■ **Requirements**: Report the count of lines holding "this" in the records, with no other words.

BEGIN Records shown

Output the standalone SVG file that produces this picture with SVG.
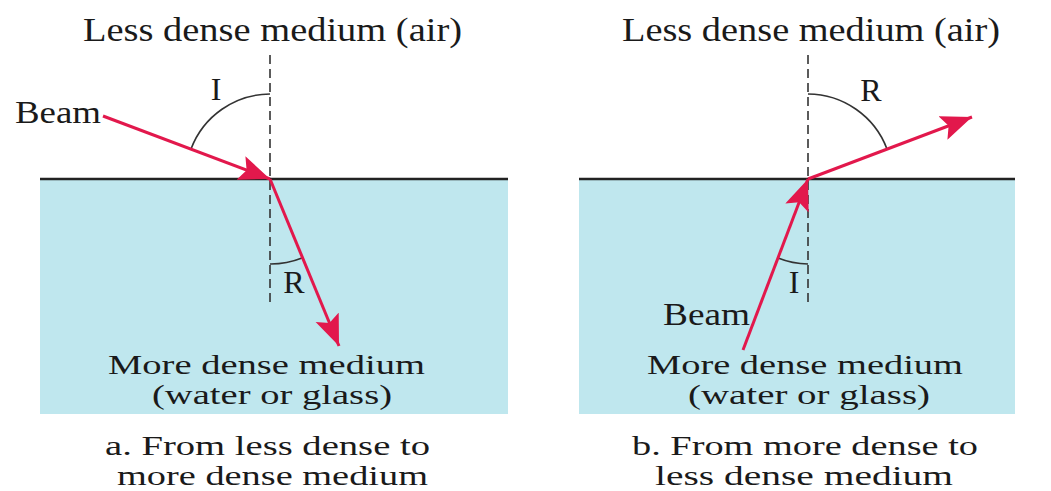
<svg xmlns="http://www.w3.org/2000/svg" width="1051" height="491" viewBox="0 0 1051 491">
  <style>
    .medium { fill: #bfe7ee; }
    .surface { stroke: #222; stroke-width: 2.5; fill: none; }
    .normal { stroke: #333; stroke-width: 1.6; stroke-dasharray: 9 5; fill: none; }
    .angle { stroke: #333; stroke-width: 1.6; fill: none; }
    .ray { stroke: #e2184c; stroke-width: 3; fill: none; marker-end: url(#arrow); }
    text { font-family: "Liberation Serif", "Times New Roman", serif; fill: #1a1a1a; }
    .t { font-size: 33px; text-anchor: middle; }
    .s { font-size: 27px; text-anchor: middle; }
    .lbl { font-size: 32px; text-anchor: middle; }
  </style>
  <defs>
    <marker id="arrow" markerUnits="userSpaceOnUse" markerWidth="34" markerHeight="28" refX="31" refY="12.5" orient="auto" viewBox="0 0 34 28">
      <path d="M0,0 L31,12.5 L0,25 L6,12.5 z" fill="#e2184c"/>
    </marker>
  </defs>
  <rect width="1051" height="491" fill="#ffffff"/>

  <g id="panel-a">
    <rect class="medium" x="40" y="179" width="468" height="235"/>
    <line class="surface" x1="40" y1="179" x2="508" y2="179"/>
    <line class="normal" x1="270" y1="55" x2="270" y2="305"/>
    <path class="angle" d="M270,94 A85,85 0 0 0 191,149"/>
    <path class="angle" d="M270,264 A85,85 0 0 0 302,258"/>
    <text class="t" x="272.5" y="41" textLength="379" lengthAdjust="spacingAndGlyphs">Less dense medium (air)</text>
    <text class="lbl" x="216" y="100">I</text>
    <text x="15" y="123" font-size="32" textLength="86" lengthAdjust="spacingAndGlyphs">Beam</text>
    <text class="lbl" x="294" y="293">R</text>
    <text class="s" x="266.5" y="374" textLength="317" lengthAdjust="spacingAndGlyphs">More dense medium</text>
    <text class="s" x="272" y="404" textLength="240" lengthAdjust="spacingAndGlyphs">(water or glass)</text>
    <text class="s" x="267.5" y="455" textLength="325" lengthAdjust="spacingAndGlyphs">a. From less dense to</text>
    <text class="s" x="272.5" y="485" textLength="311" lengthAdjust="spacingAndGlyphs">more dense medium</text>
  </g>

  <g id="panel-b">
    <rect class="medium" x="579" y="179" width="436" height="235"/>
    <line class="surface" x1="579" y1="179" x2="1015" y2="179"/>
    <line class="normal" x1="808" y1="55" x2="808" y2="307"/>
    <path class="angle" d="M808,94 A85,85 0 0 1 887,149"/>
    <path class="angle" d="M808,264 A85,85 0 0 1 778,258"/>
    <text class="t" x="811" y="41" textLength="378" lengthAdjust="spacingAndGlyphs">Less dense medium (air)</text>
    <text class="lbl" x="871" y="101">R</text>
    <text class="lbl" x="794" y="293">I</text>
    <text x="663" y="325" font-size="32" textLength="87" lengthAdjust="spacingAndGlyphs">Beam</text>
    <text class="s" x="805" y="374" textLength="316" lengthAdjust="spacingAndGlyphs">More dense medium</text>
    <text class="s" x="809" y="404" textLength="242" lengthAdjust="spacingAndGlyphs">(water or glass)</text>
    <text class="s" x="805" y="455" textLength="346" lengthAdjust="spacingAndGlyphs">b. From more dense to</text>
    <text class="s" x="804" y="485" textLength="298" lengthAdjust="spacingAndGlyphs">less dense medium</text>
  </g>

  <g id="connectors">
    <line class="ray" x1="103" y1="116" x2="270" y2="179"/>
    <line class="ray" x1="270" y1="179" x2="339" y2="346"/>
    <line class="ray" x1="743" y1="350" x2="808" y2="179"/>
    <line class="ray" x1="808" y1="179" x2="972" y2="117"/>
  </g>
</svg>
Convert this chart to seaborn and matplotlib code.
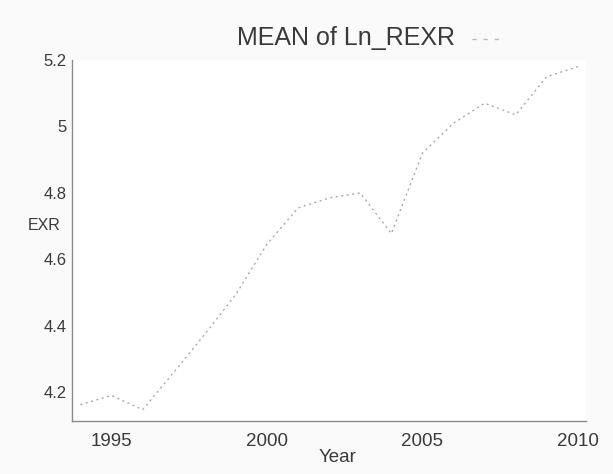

END Records shown

■ **Task answer**: 2